Apesar de dizer que nunca é demais dar “outra passada de olhos” no texto, para maior observância à Constituição e ao Código Penal, Santos não escondeu a decepção com a ordem para suspender o anúncio do plano, que seria feito justamente na véspera do Dia Nacional de Combate à Intolerância Religiosa, comemorado hoje.
“Espero que possamos lançá-lo o mais rapidamente possível”, disse o ministro, diante de uma plateia de praticantes de umbanda e candomblé, que se reuniram no Salão Negro do Ministério da Justiça. “Somos um Estado laico, mas não seremos neutros e cegos diante das injustiças e do racismo.”
REAÇÃO
A informação sobre o adiamento do programa pegou de surpresa as comunidades de terreiro. Muitas mães e pais de santo viajaram de longe para assistir à cerimônia e só souberam na hora que haveria ali apenas um debate.
“Quando o governo chega na encruzilhada e tem de tomar uma decisão, recua. Será medo? Acho que sim”, protestou Valdina Pinto de Oliveira, do terreiro Tanuri Junsara, de Salvador (BA). Ela foi além e conclamou a comunidade do candomblé a pensar bem em quem vai votar nas eleições de outubro.
“Está na hora de irmos para o campo político e de educar os nossos para saber quem vamos eleger”, insistiu Valdina, sob aplausos. “A gente viu o que aconteceu com o Estatuto da Igualdade Racial e o que está acontecendo com esse plano. Por que para negro e índio não tem terra? Precisamos acabar com esse vírus do racismo.”

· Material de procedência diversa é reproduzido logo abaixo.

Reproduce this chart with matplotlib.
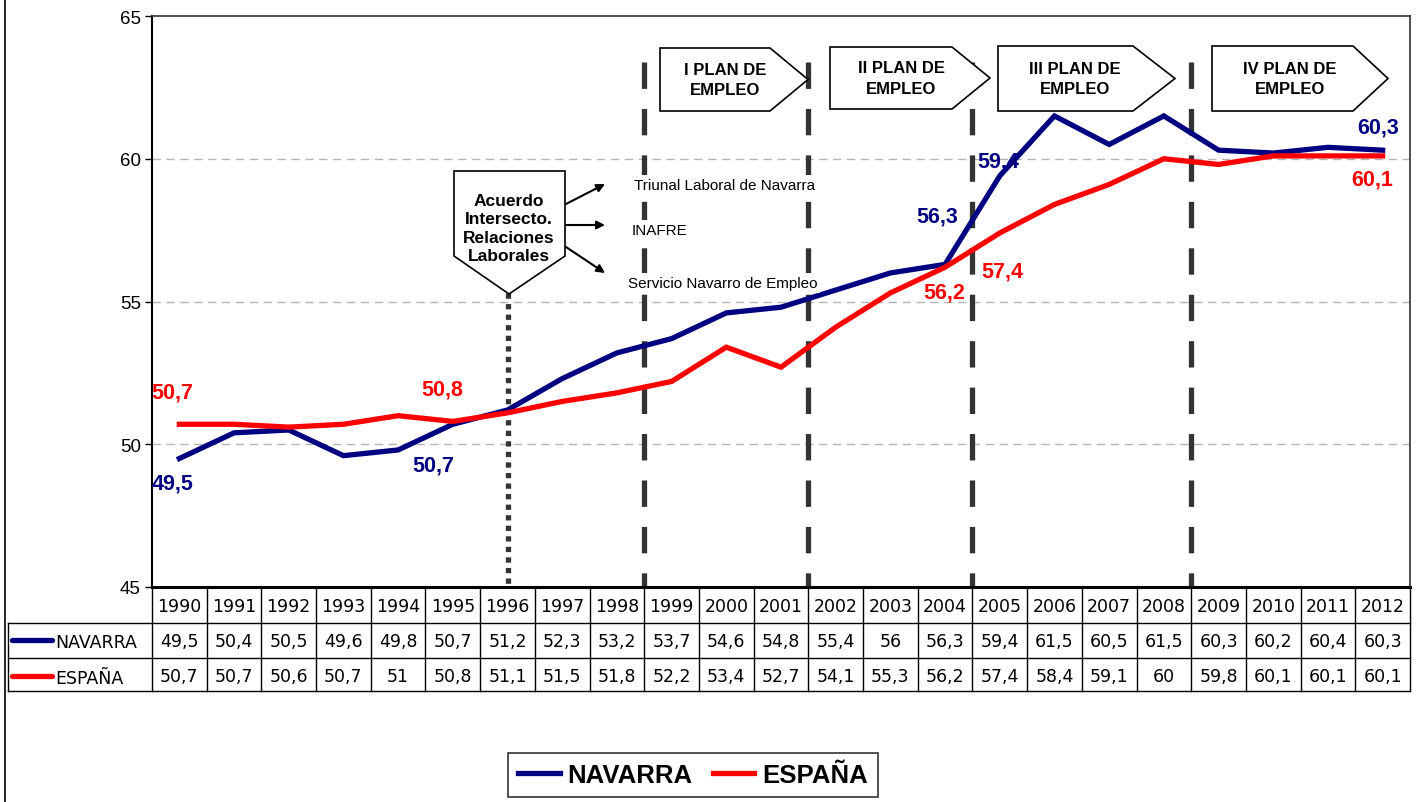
import matplotlib
matplotlib.use("Agg")
import matplotlib.pyplot as plt
from matplotlib.patches import Polygon

plt.rcParams['font.family'] = ['Liberation Sans', 'DejaVu Sans']

# datos
years = [str(y) for y in range(1990, 2013)]
navarra = [49.5, 50.4, 50.5, 49.6, 49.8, 50.7, 51.2, 52.3, 53.2, 53.7, 54.6, 54.8,
           55.4, 56, 56.3, 59.4, 61.5, 60.5, 61.5, 60.3, 60.2, 60.4, 60.3]
espana = [50.7, 50.7, 50.6, 50.7, 51, 50.8, 51.1, 51.5, 51.8, 52.2, 53.4, 52.7,
          54.1, 55.3, 56.2, 57.4, 58.4, 59.1, 60, 59.8, 60.1, 60.1, 60.1]
yticks = [45, 50, 55, 60, 65]

# etiquetas de datos: indice del año y desplazamiento en pixeles
nav_labels = [(0, (-7, -24)), (5, (-20, -41)), (14, (-8, 48)), (15, (-2, 15)), (22, (-5, 23))]
esp_labels = [(0, (-7, 32)), (5, (-11, 32)), (14, (-1, -25)), (15, (3, -38)), (22, (-10, -23))]

# lineas verticales: limites entre años (indices)
plan_bounds = [8.5, 11.5, 14.5, 18.5]
acuerdo_idx = 6

NAVY = '#000080'
RED = '#FF0000'

W, H = 1422, 803
fig = plt.figure(figsize=(W / 100, H / 100), dpi=100)

L, R, T, B = 152, 1410, 17, 588
ax = fig.add_axes([L / W, 1 - B / H, (R - L) / W, (B - T) / H])
ax.set_facecolor('none')
n = len(years)
x = list(range(n))
ax.set_xlim(-0.5, n - 0.5)
ax.set_ylim(45, 65)
ax.set_yticks(yticks)
ax.set_yticklabels([str(t) for t in yticks], fontsize=13.5)
ax.tick_params(axis='y', length=5, width=1, direction='out', pad=3)
ax.set_xticks([])
for y in yticks[1:-1]:
    ax.axhline(y, color='#b4b4b4', lw=1, dashes=(6, 4), zorder=0)
for s in ['top', 'right']:
    ax.spines[s].set_linewidth(1.2)
    ax.spines[s].set_color('#333333')
ax.spines['left'].set_linewidth(1.5)
ax.spines['bottom'].set_linewidth(2.2)

ln_nav, = ax.plot(x, navarra, color=NAVY, lw=3.8, solid_joinstyle='miter', zorder=3)
ln_esp, = ax.plot(x, espana, color=RED, lw=3.8, solid_joinstyle='miter', zorder=4)

for xb in plan_bounds:
    ax.plot([xb, xb], [63.4, 45], color='#333333', lw=3.8, dashes=(5, 3.8),
            dash_capstyle='butt', zorder=2, clip_on=False)
ax.plot([acuerdo_idx, acuerdo_idx], [55.3, 45], color='#333333', lw=3.8,
        dashes=(1, 1), dash_capstyle='butt', zorder=2)

for i, off in nav_labels:
    ax.annotate(f"{navarra[i]:g}".replace('.', ','), (i, navarra[i]), xytext=off,
                textcoords='offset pixels', ha='center', va='center',
                color=NAVY, fontsize=15.5, fontweight='bold', zorder=6)
for i, off in esp_labels:
    ax.annotate(f"{espana[i]:g}".replace('.', ','), (i, espana[i]), xytext=off,
                textcoords='offset pixels', ha='center', va='center',
                color=RED, fontsize=15.5, fontweight='bold', zorder=6)

# capa en pixeles para tabla y cuadros
ov = fig.add_axes([0, 0, 1, 1], zorder=5)
ov.set_xlim(0, W)
ov.set_ylim(H, 0)
ov.axis('off')
ov.patch.set_alpha(0)

ov.plot([5, 5], [0, H], color='black', lw=1.2)

# tabla de datos
cw = (R - L) / n
rows = [588, 624, 659, 692]
for k in range(n + 1):
    ov.plot([L + k * cw] * 2, [rows[0], rows[-1]], color='black', lw=1)
ov.plot([L, R], [rows[0], rows[0]], color='black', lw=1)
for r in rows[1:]:
    ov.plot([8, R], [r, r], color='black', lw=1)
ov.plot([8, 8], [rows[1], rows[-1]], color='black', lw=1)

def fmt(v):
    return f"{v:g}".replace('.', ',')

for k in range(n):
    cx = L + (k + 0.5) * cw
    ov.text(cx, 607, years[k], ha='center', va='center', fontsize=12.5, family='DejaVu Sans')
    ov.text(cx, 642, fmt(navarra[k]), ha='center', va='center', fontsize=12.5, family='DejaVu Sans')
    ov.text(cx, 677, fmt(espana[k]), ha='center', va='center', fontsize=12.5, family='DejaVu Sans')
ov.plot([12, 52], [641, 641], color=NAVY, lw=3.8, solid_capstyle='round')
ov.plot([12, 52], [677, 677], color=RED, lw=3.8, solid_capstyle='round')
ov.text(55, 643, 'NAVARRA', ha='left', va='center', fontsize=12.5, family='DejaVu Sans')
ov.text(55, 679, 'ESPAÑA', ha='left', va='center', fontsize=12.5, family='DejaVu Sans')

# cuadros de planes de empleo
plans = [('I PLAN DE\nEMPLEO', 660, 770, 808, 49, 112, 725),
         ('II PLAN DE\nEMPLEO', 830, 952, 990, 48, 110, 901),
         ('III PLAN DE\nEMPLEO', 998, 1133, 1175, 47, 112, 1075),
         ('IV PLAN DE\nEMPLEO', 1212, 1353, 1388, 47, 112, 1290)]
for txt, x0, x1, x2, y0, y1, tx in plans:
    ym = (y0 + y1) / 2
    ov.add_patch(Polygon([(x0, y0), (x1, y0), (x2, ym), (x1, y1), (x0, y1)],
                         closed=True, facecolor='white', edgecolor='black', lw=1.2))
    ov.text(tx, ym, txt, ha='center', va='center', fontsize=12, fontweight='bold',
            linespacing=1.45)

# cuadro del acuerdo
ov.add_patch(Polygon([(454, 172), (565, 172), (565, 257), (509, 295), (454, 257)],
                     closed=True, facecolor='white', edgecolor='black', lw=1.2))
ov.text(509, 229, 'Acuerdo\nIntersecto.\nRelaciones\nLaborales', ha='center', va='center',
        fontsize=12.5, fontweight='bold', linespacing=1.3)

arrows = [((566, 205), (605, 185)), ((566, 226), (605, 226)), ((566, 248), (605, 274))]
for p0, p1 in arrows:
    ov.annotate('', xy=p1, xytext=p0,
                arrowprops=dict(arrowstyle='-|>', color='black', lw=1.5, mutation_scale=12,
                                shrinkA=0, shrinkB=0))

notes = [('Triunal Laboral de Navarra', 634, 186),
         ('INAFRE', 632, 231),
         ('Servicio Navarro de Empleo', 628, 284)]
for txt, tx, ty in notes:
    ov.text(tx, ty, txt, ha='left', va='center', fontsize=11,
            bbox=dict(facecolor='white', edgecolor='none', pad=2))

# leyenda
leg = fig.legend([ln_nav, ln_esp], ['NAVARRA', 'ESPAÑA'], ncol=2, loc='center',
                 bbox_to_anchor=(693 / W, 1 - 776 / H), frameon=True, fancybox=False,
                 edgecolor='black', prop={'weight': 'bold', 'size': 18.5},
                 handlelength=1.6, handletextpad=0.3, columnspacing=0.8,
                 borderpad=0.4, borderaxespad=0)
leg.get_frame().set_linewidth(1.2)

fig.savefig('out.png', dpi=100)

Coordenador das reuniões realizadas para a confecção do plano, o subsecretário de Políticas para Comunidades Tradicionais, Alexandro Reis, tentou contornar o desapontamento geral. “A preocupação do governo é que determinados setores, por motivos eleitorais, utilizem o plano de proteção à liberdade religiosa como algo negativo”, contou. Reis admitiu que o texto “precisa ser pactuado com evangélicos e católicos” para não ser contaminado pelo ambiente político de 2010. Disse, no entanto, que os terreiros não podem participar dessa briga. “Estamos tratando de um segmento que tem sido demonizado, mas não vamos violar direitos de ninguém”, argumentou. Depois, garantiu que o governo continuará o mapeamento dos terreiros para nortear as políticas públicas.
Embora a Secretaria da Igualdade Racial tenha informado que a Conferência Nacional dos Bispos do Brasil (CNBB) é solidária ao plano, a Pastoral Afro-Brasileira assegurou não ter sido consultada sobre seu conteúdo. Atualmente, apenas seis dos cerca de 10 mil terreiros são tombados pelo Instituto do Patrimônio Histórico e Artístico Nacional (Iphan).
Para o pastor Ronaldo Fonseca, presidente do Conselho Político da Convenção Geral das Assembleias de Deus no Brasil, o Estado não deve gastar dinheiro com tombamento de templos. “O governo está se envolvendo em polêmicas desnecessárias”, comentou. “Não existe guerra santa aqui e não é inteligente o Estado se preocupar com símbolos religiosos, tombamentos e união de homossexuais. Isso é coisa de marxista.”